Üretici ve tüketici açısından 2023 yılı oldukça zor geçti. Çiftçi kesimi yüksek maliyet ve satış fiyatlarındaki belirsizlik girdabından çıkamazken, tüketici yine gıda enflasyonunun mağduru oldu. Peki 2024’te rüzgâr tersine dönecek mi yoksa daha da şiddetlenecek mi?
Tarım ve gıda sektörü açısından 2024 oldukça hareketli geçeceğe benziyor. Bir başka deyişle riskler ve kırılganlıklar daha fazla öne çıkabilir. Ve burada dış etkenlerden ziyade iç faktörler daha belirleyici olacak gibi görünüyor.
Öncelikle 31 Mart yerel seçimlerine kadar enflasyon en kritik konu. Enflasyonla mücadele adı altında tüketici fiyatlarının kontrol altında tutulmaya çalışılacağı, dolayısıyla üretici fiyatlarının daha çok baskılanacağı bir dönem kimse için sürpriz olmasın. Bunu zaten son iki yıldır yaşıyoruz.
Açlık sınırının 14 bin 25 TL, yoksulluk sınırının 45 bin 686 TL’ye yükseldiği ve yükselmeye devam edeceği böyle bir süreçte gıda fiyatlarının seyri ana gündem konusu olmaya aday.

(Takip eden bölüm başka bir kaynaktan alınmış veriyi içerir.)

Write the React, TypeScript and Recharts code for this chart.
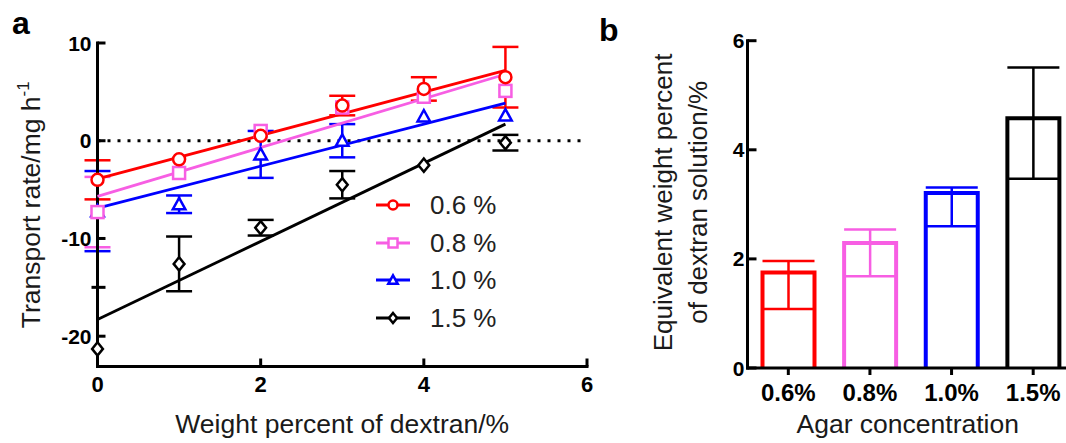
import React from "react";
import {
  ScatterChart,
  Scatter,
  BarChart,
  Bar,
  XAxis,
  YAxis,
  ErrorBar,
  ReferenceLine,
  Legend,
} from "recharts";

const FONT = '"Liberation Sans", Arial, sans-serif';
const RED = "#ff0000";
const PINK = "#f75ee3";
const BLUE = "#0000ff";
const BLACK = "#000000";

// ---------- panel a: transport rate vs dextran ----------
const dextran = [0, 1, 2, 3, 4, 5];
const rate06 = [-4.0, -1.9, 0.5, 3.6, 5.3, 6.5];
const err06 = [2.0, 0, 0, 1.0, 1.2, 3.1];
const rate08 = [-7.3, -3.3, 1.0, 3.4, 4.5, 5.1];
const err08 = [3.6, 0, 0, 0, 0, 0];
const rate10 = [-7.2, -6.5, -1.4, 0.0, 2.5, 2.6];
const err10 = [4.1, 0.9, 2.4, 1.7, 0, 0];
const rate15 = [-21.3, -12.6, -8.9, -4.5, -2.5, -0.2];
const err15 = [0, 2.8, 0.8, 1.4, 0, 0.8];

// linear fits, read at both ends
const fitX = [0, 5];
const fit06 = [-3.9, 7.2];
const fit08 = [-5.7, 6.8];
const fit10 = [-6.9, 3.85];
const fit15 = [-18.3, 1.7];

const xTicksA = [0, 2, 4, 6];
const yTicksA = [-20, -15, -10, 0, 10];

// ---------- panel b: equivalent weight percent ----------
const agar = ["0.6%", "0.8%", "1.0%", "1.5%"];
const equiv = [1.75, 2.29, 3.21, 4.58];
const equivErrLow = [0.67, 0.61, 0.61, 1.11];
const equivErrHigh = [0.21, 0.25, 0.1, 0.93];
const barColors = [RED, PINK, BLUE, BLACK];
const yTicksB = [0, 2, 4, 6];

const seriesA = [
  { name: "0.6 %", color: RED, shape: "circle", rate: rate06, err: err06, fit: fit06 },
  { name: "0.8 %", color: PINK, shape: "square", rate: rate08, err: err08, fit: fit08 },
  { name: "1.0 %", color: BLUE, shape: "triangle", rate: rate10, err: err10, fit: fit10 },
  { name: "1.5 %", color: BLACK, shape: "diamond", rate: rate15, err: err15, fit: fit15 },
];

const barData = agar.map((name, i) => {
  const row: any = { name };
  row[`v${i}`] = equiv[i];
  row[`e${i}`] = [equivErrLow[i], equivErrHigh[i]];
  return row;
});

function Marker({ kind, cx, cy, color, r }: { kind: string; cx: number; cy: number; color: string; r: number }) {
  const common = { fill: "#fff", stroke: color, strokeWidth: 2.5 };
  if (kind === "circle") return <circle cx={cx} cy={cy} r={r} {...common} />;
  if (kind === "square") return <rect x={cx - r} y={cy - r} width={2 * r} height={2 * r} {...common} />;
  if (kind === "triangle")
    return <path d={`M${cx},${cy - r * 1.05}L${cx + r * 1.05},${cy + r * 0.85}L${cx - r * 1.05},${cy + r * 0.85}Z`} {...common} />;
  return <path d={`M${cx},${cy - r * 1.1}L${cx + r * 0.9},${cy}L${cx},${cy + r * 1.1}L${cx - r * 0.9},${cy}Z`} {...common} />;
}

// ticks drawn inward, like the original
const YTickA = ({ x, y, payload }: any) => {
  const minor = payload.value === -15;
  return (
    <g>
      <line x1={minor ? x - 6 : x} x2={x + 8} y1={y} y2={y} stroke="#000" strokeWidth={3} />
      {!minor && (
        <text x={x - 6} y={y} dy="0.36em" textAnchor="end" fontFamily={FONT} fontWeight="bold" fontSize={21} fill="#000">
          {payload.value}
        </text>
      )}
    </g>
  );
};

const XTickA = ({ x, y, payload }: any) => (
  <g>
    <line x1={x} x2={x} y1={y} y2={y - 8} stroke="#000" strokeWidth={3} />
    <text x={x} y={y + 25} textAnchor="middle" fontFamily={FONT} fontWeight="bold" fontSize={22} fill="#000">
      {payload.value}
    </text>
  </g>
);

const YTickB = ({ x, y, payload }: any) => (
  <g>
    <line x1={x} x2={x + 9} y1={y} y2={y} stroke="#000" strokeWidth={3} />
    <text x={x - 3} y={y} dy="0.36em" textAnchor="end" fontFamily={FONT} fontWeight="bold" fontSize={21} fill="#000">
      {payload.value}
    </text>
  </g>
);

const XTickB = ({ x, y, payload }: any) => (
  <g>
    <line x1={x} x2={x} y1={y} y2={y + 7} stroke="#000" strokeWidth={3} />
    <text x={x} y={y + 33} textAnchor="middle" fontFamily={FONT} fontWeight="bold" fontSize={24} fill="#000">
      {payload.value}
    </text>
  </g>
);

function LegendA() {
  return (
    <div style={{ fontFamily: FONT }}>
      {seriesA.map((s) => (
        <div key={s.name} style={{ display: "flex", alignItems: "center", height: 37.7 }}>
          <svg width={36} height={20} style={{ overflow: "visible" }}>
            <line x1={1} x2={35} y1={10} y2={10} stroke={s.color} strokeWidth={3} />
            <Marker kind={s.shape} cx={18} cy={10} color={s.color} r={4.5} />
          </svg>
          <span style={{ marginLeft: 19, fontSize: 26, color: "#222", lineHeight: 1 }}>{s.name}</span>
        </div>
      ))}
    </div>
  );
}

// hollow bar, open at the bottom so the axis stays black
const OpenBar = (color: string) => (props: any) => {
  const { x, y, width, height } = props;
  if (!height || height <= 0) return <g />;
  return (
    <path
      d={`M${x},${y + height}L${x},${y}L${x + width},${y}L${x + width},${y + height}`}
      fill="#fff"
      stroke={color}
      strokeWidth={4}
    />
  );
};

const axisStyle = { stroke: "#000", strokeWidth: 3, strokeLinecap: "square" as const };

function PanelA() {
  return (
    <ScatterChart width={600} height={443} margin={{ top: 43, right: 13, bottom: 0, left: 0 }}>
      <XAxis
        type="number"
        dataKey="x"
        domain={[0, 6]}
        ticks={xTicksA}
        height={76.5}
        tickSize={0}
        tickMargin={0}
        tickLine={false}
        axisLine={axisStyle}
        tick={<XTickA />}
        label={{
          content: ({ viewBox }: any) => (
            <text x={viewBox.x + viewBox.width / 2} y={viewBox.y + 66} textAnchor="middle" fontFamily={FONT} fontSize={26.5} fill="#1a1a1a">
              Weight percent of dextran/%
            </text>
          ),
        }}
      />
      <YAxis
        type="number"
        dataKey="y"
        domain={[-23.1, 10]}
        ticks={yTicksA}
        width={97.5}
        tickSize={0}
        tickMargin={0}
        tickLine={false}
        axisLine={axisStyle}
        tick={<YTickA />}
        label={{
          content: ({ viewBox }: any) => {
            const cx = viewBox.x + 30;
            const cy = viewBox.y + viewBox.height / 2;
            return (
              <text x={cx} y={cy} textAnchor="middle" dy="0.36em" transform={`rotate(-90 ${cx} ${cy})`} fontFamily={FONT} fontSize={26.5} fill="#1a1a1a">
                Transport rate/mg h
                <tspan fontSize={17} dy={-11}>-1</tspan>
              </text>
            );
          },
        }}
      />
      <ReferenceLine y={0} stroke="#000" strokeWidth={3} strokeDasharray="3 7" />
      {[...seriesA].reverse().map((s) => (
        <Scatter
          key={`fit-${s.name}`}
          data={fitX.map((x, i) => ({ x, y: s.fit[i] }))}
          line={{ stroke: s.color, strokeWidth: 2.8 }}
          shape={() => <g />}
          isAnimationActive={false}
        />
      ))}
      {[...seriesA].reverse().map((s) => (
        <Scatter
          key={s.name}
          name={s.name}
          data={dextran.map((x, i) => ({ x, y: s.rate[i], err: s.err[i] }))}
          fill={s.color}
          shape={(p: any) => <Marker kind={s.shape} cx={p.cx} cy={p.cy} color={s.color} r={6} />}
          isAnimationActive={false}
        >
          <ErrorBar dataKey="err" direction="y" width={13} stroke={s.color} strokeWidth={2.5} />
        </Scatter>
      ))}
      <Legend
        layout="vertical"
        align="center"
        verticalAlign="middle"
        content={() => <LegendA />}
        wrapperStyle={{ left: 375, top: 186, width: 130 }}
      />
    </ScatterChart>
  );
}

function PanelB() {
  return (
    <BarChart width={480} height={443} data={barData} margin={{ top: 40.7, right: 6, bottom: 0, left: 0 }}>
      <XAxis
        dataKey="name"
        height={75}
        tickSize={0}
        tickMargin={0}
        tickLine={false}
        axisLine={axisStyle}
        tick={<XTickB />}
        interval={0}
        label={{
          content: ({ viewBox }: any) => (
            <text x={viewBox.x + viewBox.width / 2 - 3} y={viewBox.y + 65} textAnchor="middle" fontFamily={FONT} fontSize={26.5} fill="#1a1a1a">
              Agar concentration
            </text>
          ),
        }}
      />
      <YAxis
        type="number"
        domain={[0, 6]}
        ticks={yTicksB}
        width={147.5}
        tickSize={0}
        tickMargin={0}
        tickLine={false}
        axisLine={axisStyle}
        tick={<YTickB />}
        label={{
          content: ({ viewBox }: any) => {
            const cy = viewBox.y + viewBox.height / 2 - 2;
            const x1 = viewBox.x + 63;
            const x2 = viewBox.x + 98;
            return (
              <g fontFamily={FONT} fontSize={26} fill="#1a1a1a">
                <text x={x1} y={cy} textAnchor="middle" dy="0.36em" transform={`rotate(-90 ${x1} ${cy})`}>
                  Equivalent weight percent
                </text>
                <text x={x2} y={cy} textAnchor="middle" dy="0.36em" transform={`rotate(-90 ${x2} ${cy})`}>
                  of dextran solution/%
                </text>
              </g>
            );
          },
        }}
      />
      {agar.map((name, i) => (
        <Bar key={name} dataKey={`v${i}`} stackId="s" barSize={52} shape={OpenBar(barColors[i])} isAnimationActive={false}>
          <ErrorBar dataKey={`e${i}`} direction="y" width={26} stroke={barColors[i]} strokeWidth={2.5} />
        </Bar>
      ))}
    </BarChart>
  );
}

export default function App() {
  return (
    <div style={{ position: "fixed", left: 0, top: 0, width: 1066, height: 443, overflow: "hidden", background: "#fff" }}>
      <div style={{ position: "absolute", left: 0, top: 0 }}>
        <PanelA />
      </div>
      <div style={{ position: "absolute", left: 600, top: 0 }}>
        <PanelB />
      </div>
      <svg width={1066} height={443} style={{ position: "absolute", left: 0, top: 0, pointerEvents: "none" }}>
        <text x={12} y={34} fontFamily={FONT} fontWeight="bold" fontSize={32} fill="#000">a</text>
        <text x={599} y={41} fontFamily={FONT} fontWeight="bold" fontSize={32} fill="#000">b</text>
      </svg>
    </div>
  );
}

Genel seçimde ve sonrasında çokça tartışılan “Boş tencerenin yıkamayacağı iktidar yoktur” tartışması yerel seçimlerde yeniden gündeme gelecek mi göreceğiz.
Ama ortada bir gerçek var… Vatandaşın alım gücü erirken, enflasyon artmaya devam ediyor. Market ve pazarlarda hayat pahalılığı kol geziyor; mutfakta çok uzun zamandır yangın var.